Our group is composed of a core group from Michigan plus a variety of different people on each trip. This last mission included people from Michigan, Indiana, Pennsylvania, Mississippi, Maryland, California, and Texas. Many of the volunteers had never met prior to the mission but we quickly became friends and a well oiled medical team! The mission in St. Louis is based at an orphanage that is home to approximately 130 children. The facility, “hospital,” has two operating rooms, a small procedure room, a six bed recovery area and a six bed post operative area. These beds are not more than eighteen inches apart and provide little to no privacy. The clinical area has electrical power from a large diesel generator about sixteen hours per day. The power is off at night leaving the patients and care team in the dark. The facilities are spartan at best, but function well given the situation and location.
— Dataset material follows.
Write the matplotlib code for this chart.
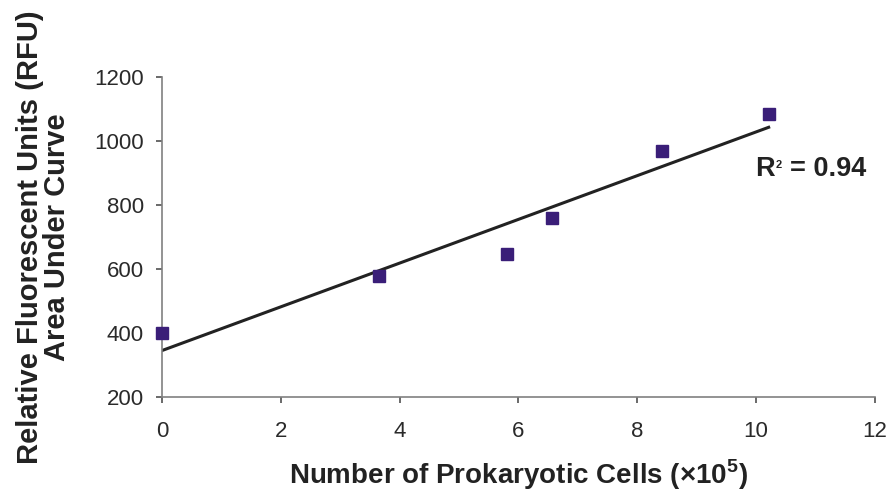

There is great difficulty in getting medical equipment and supplies into Haiti. Shipping is limited and expensive. The majority of the supplies needed for our surgeries is carried into the country and thru customs by the missionaries. As we travel into the country, we each bring two fifty pound suitcases filled with supplies along with a backpack for our personal items. This past year our team of forty five brought over 4,000 pounds of supplies on our Delta Airline flight! It is quite an ordeal at the airport and through customs in Port au Prince! The supplies we bring are donated, or purchased, by the group.

Patients served by the team range from small children to adults. The mission also is home to an active Birthing Center with over 500 deliveries a year. Recently we provided assistance with a complicated deliveries of two babies via cesarean section. These twins were born to an HIV mother with severe anemia. Our physicians also provided an off-site mobile gynecology clinic for local girls with concerns and issues, who would not have otherwise had access to medical care. We were able to provide exams, ultrasounds, treatments, and education. The operating rooms ran full time all week completing many major surgeries including hysterectomies, hernia, hydrocelectomies, the cosmetic repair of a badly scarred ear, and many more procedures. Our “Petite Clinic,” or procedure room, removed small lipomas and cysts, provided vasectomies, and provided other small procedures. 

In addition to our medical mission while in Haiti we are able to participate in, and support many other missions. The “Meals on Heels Mission” takes food out into the local community to select home that are in need, or unable to get food themselves. The “Brothel Ministry” works with young girls to learn skills such as jewelry making to provided alternate money making endeavors. These girls are put out on the streets as young as 12 years old to work as prostitutes to support their families. The Miriam Center is an onsite special needs orphanage. It is home to approximately thirty four children with special needs and handicaps. Also onsite is the “Gran Moun." This is a living community for the elderly who have no family to provide care. The orphanage itself houses ninety to one hundred children ranging in age from 10-19 years old. These children are given a safe home, an adequate diet, education, biblical teaching, and love. They are being educated and raised to be future leaders within their community.